Copy each line exactly. Leave nothing out.

━━━━━━━━━━━━━━━━

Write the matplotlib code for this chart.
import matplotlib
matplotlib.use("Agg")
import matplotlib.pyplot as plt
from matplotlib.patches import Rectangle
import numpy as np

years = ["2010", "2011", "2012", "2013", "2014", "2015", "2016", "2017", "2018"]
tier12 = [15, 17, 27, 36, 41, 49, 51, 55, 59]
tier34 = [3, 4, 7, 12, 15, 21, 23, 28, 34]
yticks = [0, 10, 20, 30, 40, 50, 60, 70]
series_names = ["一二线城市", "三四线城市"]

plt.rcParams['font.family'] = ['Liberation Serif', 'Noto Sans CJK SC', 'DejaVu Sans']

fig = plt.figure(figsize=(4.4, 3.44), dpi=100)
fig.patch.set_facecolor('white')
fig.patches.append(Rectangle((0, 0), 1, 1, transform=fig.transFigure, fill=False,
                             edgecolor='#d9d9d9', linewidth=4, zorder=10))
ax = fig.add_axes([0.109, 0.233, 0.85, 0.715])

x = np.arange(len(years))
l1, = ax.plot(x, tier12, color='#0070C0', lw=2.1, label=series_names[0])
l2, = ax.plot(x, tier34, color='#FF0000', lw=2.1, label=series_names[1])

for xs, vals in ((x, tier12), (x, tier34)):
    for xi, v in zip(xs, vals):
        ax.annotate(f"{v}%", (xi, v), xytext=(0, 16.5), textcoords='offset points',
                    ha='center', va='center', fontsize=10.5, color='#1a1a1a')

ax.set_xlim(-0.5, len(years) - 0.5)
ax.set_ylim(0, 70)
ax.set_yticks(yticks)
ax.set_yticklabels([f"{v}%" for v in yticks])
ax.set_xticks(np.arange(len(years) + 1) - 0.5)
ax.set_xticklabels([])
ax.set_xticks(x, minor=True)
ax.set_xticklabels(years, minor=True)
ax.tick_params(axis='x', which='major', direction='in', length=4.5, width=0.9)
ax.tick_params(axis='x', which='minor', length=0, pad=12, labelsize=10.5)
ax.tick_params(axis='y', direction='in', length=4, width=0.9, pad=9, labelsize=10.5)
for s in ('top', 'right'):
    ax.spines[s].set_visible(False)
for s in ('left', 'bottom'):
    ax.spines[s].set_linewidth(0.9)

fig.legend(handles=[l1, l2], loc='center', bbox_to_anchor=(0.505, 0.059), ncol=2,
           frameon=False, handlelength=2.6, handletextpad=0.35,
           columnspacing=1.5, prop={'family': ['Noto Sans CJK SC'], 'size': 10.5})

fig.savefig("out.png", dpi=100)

━━━━━━━━━━━━━━━━

*ANSWER FOR THE TASK*:
Write the matplotlib code for this chart.
import matplotlib
matplotlib.use("Agg")
import matplotlib.pyplot as plt
from matplotlib.patches import Rectangle
import numpy as np

years = ["2010", "2011", "2012", "2013", "2014", "2015", "2016", "2017", "2018"]
tier12 = [15, 17, 27, 36, 41, 49, 51, 55, 59]
tier34 = [3, 4, 7, 12, 15, 21, 23, 28, 34]
yticks = [0, 10, 20, 30, 40, 50, 60, 70]
series_names = ["一二线城市", "三四线城市"]

plt.rcParams['font.family'] = ['Liberation Serif', 'Noto Sans CJK SC', 'DejaVu Sans']

fig = plt.figure(figsize=(4.4, 3.44), dpi=100)
fig.patch.set_facecolor('white')
fig.patches.append(Rectangle((0, 0), 1, 1, transform=fig.transFigure, fill=False,
                             edgecolor='#d9d9d9', linewidth=4, zorder=10))
ax = fig.add_axes([0.109, 0.233, 0.85, 0.715])

x = np.arange(len(years))
l1, = ax.plot(x, tier12, color='#0070C0', lw=2.1, label=series_names[0])
l2, = ax.plot(x, tier34, color='#FF0000', lw=2.1, label=series_names[1])

for xs, vals in ((x, tier12), (x, tier34)):
    for xi, v in zip(xs, vals):
        ax.annotate(f"{v}%", (xi, v), xytext=(0, 16.5), textcoords='offset points',
                    ha='center', va='center', fontsize=10.5, color='#1a1a1a')

ax.set_xlim(-0.5, len(years) - 0.5)
ax.set_ylim(0, 70)
ax.set_yticks(yticks)
ax.set_yticklabels([f"{v}%" for v in yticks])
ax.set_xticks(np.arange(len(years) + 1) - 0.5)
ax.set_xticklabels([])
ax.set_xticks(x, minor=True)
ax.set_xticklabels(years, minor=True)
ax.tick_params(axis='x', which='major', direction='in', length=4.5, width=0.9)
ax.tick_params(axis='x', which='minor', length=0, pad=12, labelsize=10.5)
ax.tick_params(axis='y', direction='in', length=4, width=0.9, pad=9, labelsize=10.5)
for s in ('top', 'right'):
    ax.spines[s].set_visible(False)
for s in ('left', 'bottom'):
    ax.spines[s].set_linewidth(0.9)

fig.legend(handles=[l1, l2], loc='center', bbox_to_anchor=(0.505, 0.059), ncol=2,
           frameon=False, handlelength=2.6, handletextpad=0.35,
           columnspacing=1.5, prop={'family': ['Noto Sans CJK SC'], 'size': 10.5})

fig.savefig("out.png", dpi=100)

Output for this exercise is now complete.